Volunteer Patrick Behrens, Heather Behrens husband, always gets volunteered to help at the museum.

 

"I enjoy it, and it gets me involved with all the activities that take place," he said. "I've been giving history on the boat itself and the number of people who are here. This area is the crow's nest."

 

He loves San Salvador the most because it brings him back in history.

 

"This is what they were doing when they were sailing across," he said. "This is a life-sized model we can play with."

 

Volunteer Linda Knowlton said they want to make sure everyone stays safe.

 

"The current crew sleeps below, and there is enough crew for 16," she said. "The ship itself is taken out of San Diego about every other week, I'm told."

 

Volunteer Bill has been drawn to the sea since he was four, so San Salvador was a perfect fit for him.

 

"I've sailed my sailboat across the Pacific and back," he said. "Any time I get the chance to visit an old boat or a replica of an old boat; it's a reflective decision, and I have to do it."

 

He called the collection of models and paintings at the museum world-class.

 

"It is an astonishing treasure that unfortunately underappreciated," he said. 

 

Trustee Susan O'Brien was showing the kids where they kept the transported horses in a sling below.

 

"Their legs are so fragile they kept the in a strap, so their feet never touched the ground," she said. "Other than the officers, everyone else slept on a grass mat on the deck."

 

The galley was a firebox, and it ran 24 hours a day.

 

"People would come and fix their food," she said.    

 

Brittni Ruiz and her children Hunter Martinez Kylie Summitt feels the ship is incredible.

 

"It's a beautiful ship, and we're excited to visit it," Brittni said. "Dad is a firefighter, and he had to work.

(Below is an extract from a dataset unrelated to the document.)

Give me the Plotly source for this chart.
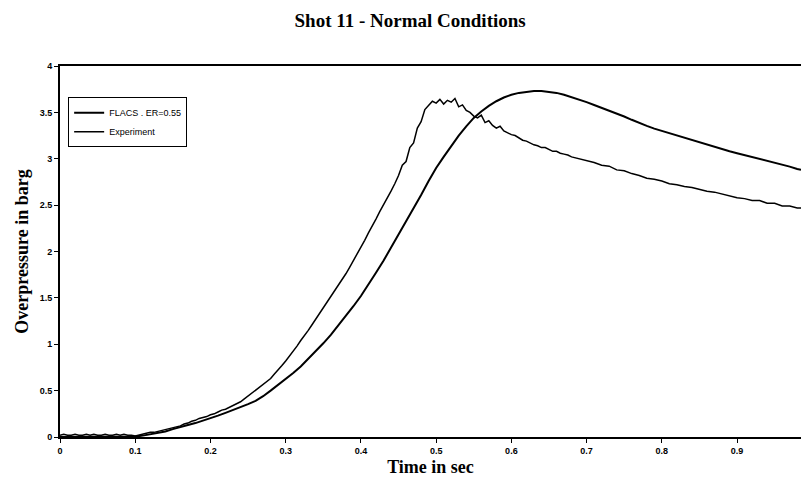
import plotly.graph_objects as go

# ---- data ----
flacs_t = [0.00, 0.05, 0.09, 0.10, 0.11, 0.12, 0.13, 0.14, 0.15, 0.16, 0.17, 0.18, 0.19,
           0.20, 0.21, 0.22, 0.23, 0.24, 0.25, 0.26, 0.27, 0.28, 0.29, 0.30, 0.31, 0.32,
           0.33, 0.34, 0.35, 0.36, 0.37, 0.38, 0.39, 0.40, 0.41, 0.42, 0.43, 0.44, 0.45,
           0.46, 0.47, 0.48, 0.49, 0.50, 0.51, 0.52, 0.53, 0.54, 0.55, 0.56, 0.57, 0.58,
           0.59, 0.60, 0.61, 0.62, 0.63, 0.64, 0.65, 0.66, 0.67, 0.68, 0.69, 0.70, 0.71,
           0.72, 0.73, 0.74, 0.75, 0.76, 0.77, 0.78, 0.79, 0.80, 0.81, 0.82, 0.83, 0.84,
           0.85, 0.86, 0.87, 0.88, 0.89, 0.90, 0.91, 0.92, 0.93, 0.94, 0.95, 0.96, 0.97,
           0.98, 0.985]
flacs_p = [0.0, 0.0, 0.0, 0.005, 0.015, 0.03, 0.045, 0.06, 0.085, 0.11, 0.13, 0.15, 0.175,
           0.20, 0.23, 0.26, 0.29, 0.32, 0.355, 0.39, 0.44, 0.50, 0.56, 0.62, 0.69, 0.76,
           0.84, 0.92, 1.01, 1.10, 1.20, 1.30, 1.41, 1.52, 1.64, 1.77, 1.90, 2.04, 2.18,
           2.32, 2.47, 2.61, 2.76, 2.90, 3.02, 3.14, 3.25, 3.35, 3.44, 3.51, 3.57, 3.62,
           3.66, 3.69, 3.71, 3.72, 3.73, 3.73, 3.72, 3.71, 3.69, 3.665, 3.64, 3.61, 3.58,
           3.55, 3.52, 3.49, 3.455, 3.42, 3.385, 3.355, 3.325, 3.30, 3.275, 3.25, 3.225, 3.20,
           3.175, 3.15, 3.125, 3.10, 3.08, 3.06, 3.04, 3.02, 3.00, 2.98, 2.96, 2.94, 2.915,
           2.89, 2.88]

exp_t = [0.000, 0.005, 0.010, 0.015, 0.020, 0.025, 0.030, 0.035, 0.040, 0.045, 0.050,
         0.055, 0.060, 0.065, 0.070, 0.075, 0.080, 0.085, 0.090, 0.095, 0.100,
         0.105, 0.110, 0.115, 0.120, 0.125, 0.130, 0.135, 0.140, 0.145, 0.150,
         0.155, 0.160, 0.165, 0.170, 0.175, 0.180, 0.185, 0.190, 0.195, 0.200,
         0.205, 0.210, 0.215, 0.220, 0.225, 0.230, 0.235, 0.240, 0.245, 0.250,
         0.255, 0.260, 0.265, 0.270, 0.275, 0.280, 0.285, 0.290, 0.295, 0.300,
         0.305, 0.310, 0.315, 0.320, 0.325, 0.330, 0.335, 0.340, 0.345, 0.350,
         0.355, 0.360, 0.365, 0.370, 0.375, 0.380, 0.385, 0.390, 0.395, 0.400,
         0.405, 0.410, 0.415, 0.420, 0.425, 0.430, 0.435, 0.440, 0.445, 0.450,
         0.455, 0.460, 0.465, 0.470, 0.475, 0.480, 0.485, 0.490, 0.495, 0.500,
         0.505, 0.510, 0.515, 0.520, 0.525, 0.530, 0.535, 0.540, 0.545, 0.550,
         0.555, 0.560, 0.565, 0.570, 0.575, 0.580, 0.585, 0.590, 0.595, 0.600,
         0.605, 0.610, 0.615, 0.620, 0.625, 0.630, 0.635, 0.640, 0.645, 0.650,
         0.655, 0.660, 0.665, 0.670, 0.675, 0.680, 0.685, 0.690, 0.695, 0.700,
         0.710, 0.720, 0.730, 0.740, 0.750, 0.760, 0.770, 0.780, 0.790, 0.800,
         0.810, 0.820, 0.830, 0.840, 0.850, 0.860, 0.870, 0.880, 0.890, 0.900,
         0.910, 0.920, 0.930, 0.940, 0.950, 0.960, 0.970, 0.980, 0.985]
exp_p = [0.02, 0.03, 0.02, 0.02, 0.03, 0.02, 0.02, 0.03, 0.02, 0.03, 0.02,
         0.02, 0.03, 0.02, 0.02, 0.03, 0.02, 0.03, 0.02, 0.02, 0.01,
         0.02, 0.03, 0.04, 0.05, 0.05, 0.06, 0.07, 0.08, 0.09, 0.10,
         0.11, 0.12, 0.14, 0.15, 0.17, 0.18, 0.20, 0.21, 0.22, 0.24,
         0.25, 0.27, 0.29, 0.30, 0.32, 0.34, 0.36, 0.38, 0.41, 0.44,
         0.47, 0.50, 0.53, 0.56, 0.60, 0.63, 0.68, 0.72, 0.77, 0.82,
         0.87, 0.93, 0.98, 1.04, 1.09, 1.15, 1.21, 1.27, 1.33, 1.39,
         1.45, 1.51, 1.57, 1.63, 1.70, 1.76, 1.83, 1.90, 1.97, 2.05,
         2.12, 2.20, 2.27, 2.35, 2.43, 2.50, 2.57, 2.65, 2.73, 2.82,
         2.93, 2.97, 3.12, 3.17, 3.33, 3.40, 3.53, 3.57, 3.62, 3.60,
         3.64, 3.59, 3.63, 3.61, 3.65, 3.56, 3.58, 3.52, 3.50, 3.46,
         3.44, 3.47, 3.39, 3.41, 3.36, 3.33, 3.35, 3.30, 3.28, 3.26,
         3.25, 3.22, 3.20, 3.19, 3.17, 3.15, 3.14, 3.12, 3.12, 3.10,
         3.08, 3.08, 3.06, 3.05, 3.04, 3.02, 3.01, 3.00, 2.99, 2.98,
         2.96, 2.93, 2.92, 2.88, 2.87, 2.84, 2.82, 2.79, 2.78, 2.76,
         2.73, 2.72, 2.70, 2.69, 2.67, 2.65, 2.64, 2.62, 2.60, 2.58,
         2.57, 2.55, 2.55, 2.52, 2.52, 2.49, 2.49, 2.47, 2.47]

x_ticks = [0, 0.1, 0.2, 0.3, 0.4, 0.5, 0.6, 0.7, 0.8, 0.9]
x_tick_labels = ["0", "0.1", "0.2", "0.3", "0.4", "0.5", "0.6", "0.7", "0.8", "0.9"]
y_ticks = [0, 0.5, 1, 1.5, 2, 2.5, 3, 3.5, 4]
y_tick_labels = ["0", "0.5", "1", "1.5", "2", "2.5", "3", "3.5", "4"]

fig = go.Figure()
fig.add_trace(go.Scatter(x=flacs_t, y=flacs_p, mode="lines", name="FLACS . ER=0.55",
                         line=dict(color="black", width=2)))
fig.add_trace(go.Scatter(x=exp_t, y=exp_p, mode="lines", name="Experiment",
                         line=dict(color="black", width=1.5)))

tickfont = dict(family="Liberation Sans", size=9, color="black", weight="bold")
fig.update_layout(
    width=801, height=485,
    margin=dict(l=60, r=0, t=66, b=48),
    paper_bgcolor="white", plot_bgcolor="white",
    title=dict(text="Shot 11 - Normal Conditions", x=0.512, xanchor="center", y=0.959, yanchor="middle",
               font=dict(family="Liberation Serif", size=19, color="black", weight="bold")),
    legend=dict(x=0.011, y=0.916, xanchor="left", yanchor="top", bgcolor="white",
                bordercolor="black", borderwidth=1,
                font=dict(family="Liberation Sans", size=9, color="black"),
                tracegroupgap=0, itemwidth=30),
    showlegend=True,
)
fig.update_xaxes(range=[0, 0.985], tickvals=x_ticks, ticktext=x_tick_labels, tickfont=tickfont,
                 showgrid=False, zeroline=False, showline=True, linecolor="black", linewidth=2,
                 mirror=True, ticks="outside", ticklen=4, tickcolor="black",
                 title=dict(text="Time in sec", standoff=6,
                            font=dict(family="Liberation Serif", size=18, color="black", weight="bold")))
fig.update_yaxes(range=[0, 4], tickvals=y_ticks, ticktext=y_tick_labels, tickfont=tickfont,
                 showgrid=False, zeroline=False, showline=True, linecolor="black", linewidth=2,
                 ticks="outside", ticklen=4, tickcolor="black",
                 title=dict(text="Overpressure in barg", standoff=6,
                            font=dict(family="Liberation Serif", size=18, color="black", weight="bold")))

fig.write_html("out.html", config={"displayModeBar": False},
               post_script="document.body.style.margin='0';")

He couldn't make it today."

 

Hunter likes Pirates of the Caribbean, and he wore the appropriate hat to match the day.

 

"He's Captain Jack Sparrow," Brittni said. 

 

The kids want to check out the museum.

 

"They wanted to go even before they got on the boat," she said.

 

The fun isn't over at the Museum, Heather Behrens said, as the next adventure is the Associated Society of Marine Artists (ASMA) which is a juried national art exhibition.

 

"There are 51 paintings chosen for display and one sculpture," she said. "Those will be available for the public to view Sept. 14 through Dec. 30. We're having an opening evening on Sept. 14 at 5 p.m., and some of the artists will be here. The public can come and view the pieces and talk to the artists; they're welcome to join us." 

 

The Channel Islands Maritime Museum is located at 3900 Bluefin Cir.